Even if Valve and Epic lay out cash for exclusives - that comes from THEIR end - not the developers who set prices. Moreover, that cash goes TO developers. Which, again, improves their bottom line and doesn’t seem an obvious factor for increasing prices.

Yeah, I don’t see this in any way ending in increased prices unless somehow all competition goes away. I think the exact opposite is true for reasons I tried to illustrate up-thread.

Fundamentally, you don’t increase competition, decrease production cost (via more favorable developer sales split), and increase prices. No market could do that and survive.

Less revenue from developers and higher direct expenses. Where do you make up that delta if you are Steam or Epic?

Bugger me does no one understand a basic income statement?

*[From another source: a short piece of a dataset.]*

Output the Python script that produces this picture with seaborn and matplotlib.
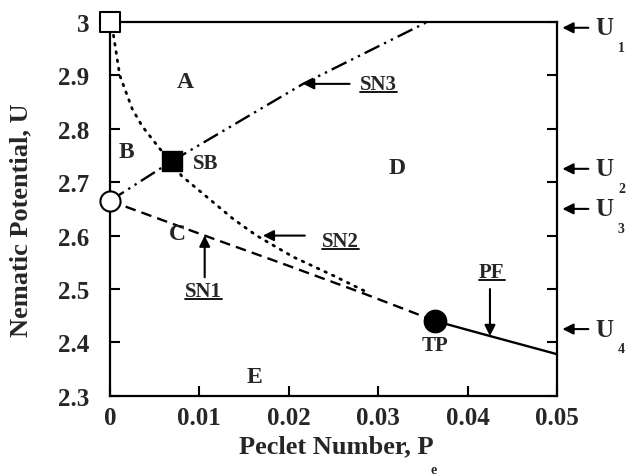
import numpy as np
import pandas as pd
import matplotlib
matplotlib.use('Agg')
import matplotlib.pyplot as plt
from matplotlib.lines import Line2D
import seaborn as sns

# phase boundaries (Peclet number, nematic potential)
sn1_pe = [0.0, 0.0106, 0.0194, 0.028, 0.0364]
sn1_u = [2.665, 2.600, 2.547, 2.494, 2.440]

sn2_pe = [0.0004, 0.0011, 0.0025, 0.0036, 0.0056, 0.0070, 0.0080, 0.0138, 0.0164, 0.0205, 0.0250, 0.0290]
sn2_u = [2.975, 2.900, 2.837, 2.805, 2.762, 2.740, 2.712, 2.631, 2.600, 2.560, 2.525, 2.492]

sn3_pe = [0.0, 0.0070, 0.0216, 0.0355]
sn3_u = [2.665, 2.740, 2.884, 3.000]

pf_pe = [0.0364, 0.0425, 0.050]
pf_u = [2.440, 2.412, 2.378]

# special points
open_sq = (0.0, 3.0)
open_circ = (0.0, 2.665)
sb_pt = (0.0070, 2.740)
tp_pt = (0.0364, 2.440)

xticks = [0, 0.01, 0.02, 0.03, 0.04, 0.05]
xtick_labels = ['0', '0.01', '0.02', '0.03', '0.04', '0.05']
yticks = [2.3, 2.4, 2.5, 2.6, 2.7, 2.8, 2.9, 3.0]
ytick_labels = ['2.3', '2.4', '2.5', '2.6', '2.7', '2.8', '2.9', '3']

# U levels marked on the right
u_levels = [2.989, 2.725, 2.650, 2.425]

sns.set_theme(style='ticks')
plt.rcParams['font.family'] = ['Liberation Serif', 'DejaVu Serif']
plt.rcParams['font.weight'] = 'bold'

fig = plt.figure(figsize=(6.28, 4.77), dpi=100)
ax = fig.add_axes([0.175, 0.168, 0.712, 0.784])

lw = 1.7
sns.lineplot(x=sn1_pe, y=sn1_u, ax=ax, sort=False, estimator=None, color='black',
             lw=lw, linestyle=(0, (4.5, 2.6)))
sns.lineplot(x=sn2_pe, y=sn2_u, ax=ax, sort=False, estimator=None, color='black',
             lw=2.0, linestyle=(0, (0.6, 2.4)), dash_capstyle='round')
sns.lineplot(x=sn3_pe, y=sn3_u, ax=ax, sort=False, estimator=None, color='black',
             lw=lw, linestyle=(0, (7, 2.2, 1, 2.2, 1, 2.2)))
sns.lineplot(x=pf_pe, y=pf_u, ax=ax, sort=False, estimator=None, color='black', lw=lw)

pts = pd.DataFrame({'pe': [open_sq[0], open_circ[0], sb_pt[0], tp_pt[0]],
                    'u': [open_sq[1], open_circ[1], sb_pt[1], tp_pt[1]]})
sns.scatterplot(x=pts.pe[:1], y=pts.u[:1], ax=ax, marker='s', s=200, color='white',
                edgecolor='black', linewidth=1.5, clip_on=False, zorder=5)
sns.scatterplot(x=pts.pe[1:2], y=pts.u[1:2], ax=ax, marker='o', s=210, color='white',
                edgecolor='black', linewidth=1.5, clip_on=False, zorder=5)
sns.scatterplot(x=pts.pe[2:3], y=pts.u[2:3], ax=ax, marker='s', s=200, color='black',
                edgecolor='black', linewidth=1, clip_on=False, zorder=5)
sns.scatterplot(x=pts.pe[3:4], y=pts.u[3:4], ax=ax, marker='o', s=260, color='black',
                edgecolor='black', linewidth=1, clip_on=False, zorder=5)

ax.set_xlim(0, 0.05)
ax.set_ylim(2.3, 3.0)
ax.set_xticks(xticks)
ax.set_xticklabels(xtick_labels)
ax.set_yticks(yticks)
ax.set_yticklabels(ytick_labels)
ax.tick_params(axis='both', direction='in', length=7, width=1.5, labelsize=18, color='black')
ax.tick_params(axis='y', right=True, pad=15)
ax.tick_params(axis='x', pad=7)
for sp in ax.spines.values():
    sp.set_linewidth(1.6)
    sp.set_color('black')
ax.set_xlabel('')
ax.set_ylabel('')

fig.text(336/628, 1 - 447/477, 'Peclet Number, P', ha='center', va='center', fontsize=19)
fig.text(434/628, 1 - 471/477, 'e', ha='center', va='center', fontsize=10)
fig.text(21/628, 1 - 220/477, 'Nematic Potential, U', ha='center', va='center',
         fontsize=19, rotation=90)

# region letters
for lab, px, pu in [('A', 0.0084, 2.888), ('B', 0.0019, 2.758), ('C', 0.0076, 2.603),
                    ('D', 0.0321, 2.728), ('E', 0.0162, 2.337)]:
    ax.text(px, pu, lab, ha='center', va='center', fontsize=17)
ax.text(0.0107, 2.736, 'SB', ha='center', va='center', fontsize=15)
ax.text(0.0364, 2.395, 'TP', ha='center', va='center', fontsize=15)

arw = dict(arrowstyle='-|>', color='black', lw=1.5, mutation_scale=16, shrinkA=0, shrinkB=0)
underlined = []
underlined.append(ax.text(0.0105, 2.497, 'SN1', ha='center', va='center', fontsize=15))
ax.annotate('', xy=(0.0106, 2.600), xytext=(0.0106, 2.522), arrowprops=arw)
underlined.append(ax.text(0.0258, 2.590, 'SN2', ha='center', va='center', fontsize=15))
ax.annotate('', xy=(0.0171, 2.600), xytext=(0.0218, 2.600), arrowprops=arw)
underlined.append(ax.text(0.0300, 2.884, 'SN3', ha='center', va='center', fontsize=15))
ax.annotate('', xy=(0.0216, 2.884), xytext=(0.0268, 2.884), arrowprops=arw)
underlined.append(ax.text(0.0427, 2.532, 'PF', ha='center', va='center', fontsize=15))
ax.annotate('', xy=(0.0425, 2.412), xytext=(0.0425, 2.500), arrowprops=arw)

for i, uv in enumerate(u_levels):
    ax.annotate('', xy=(0.0506, uv), xytext=(0.0535, uv), arrowprops=arw,
                annotation_clip=False)
    ax.text(0.0553, uv, 'U', ha='center', va='center', fontsize=18, clip_on=False)
    ax.text(0.0572, uv - 0.036, str(i + 1), ha='center', va='center', fontsize=10,
            clip_on=False)

# underline the curve names
fig.canvas.draw()
r = fig.canvas.get_renderer()
for t in underlined:
    bb = t.get_window_extent(r)
    y0 = bb.y0 + 2
    fig.add_artist(Line2D([bb.x0 / fig.bbox.width, bb.x1 / fig.bbox.width],
                          [y0 / fig.bbox.height, y0 / fig.bbox.height],
                          color='black', lw=1.3))

fig.savefig('out.png', dpi=100)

I’m still not following. The stores do not set the prices. The developers do. So less revenue from developers to the store does not affect prices. Valve and Epic cannot make up the cost of their exclusivity buys or %revenue split by increasing prices, because they do not set them.

I hesitate to use the word ‘gouge’ but there’s certainly been some advantage taken by the incumbent players in the PC store (or platform, if you prefer) market over the last 10 years. I see the change to a more favorable developer split as an over-due correction rather than as something that presents an existential crisis to the retailer. In other words, they eat it.

That is super generous of you, but I wont hold you too it. Let’s face it, with the backlog that I have, I shouldn’t complain about games that will eventually drop to my price.

It will be on my wish list for the future.

Is it the developers, or is it the publishers? I had always assumed your position was different from that of Obsidian or 4A?

This is also why I assume that the extra money coming from Epic may result in better pay for non-management/ ownership at some studios (such as those who self-publish), but not those under the 2k/ Deep Silver/ Private Division banner. I’m happy to see the people actually working on games get some extra in their checks, but I don’t really care about publishers.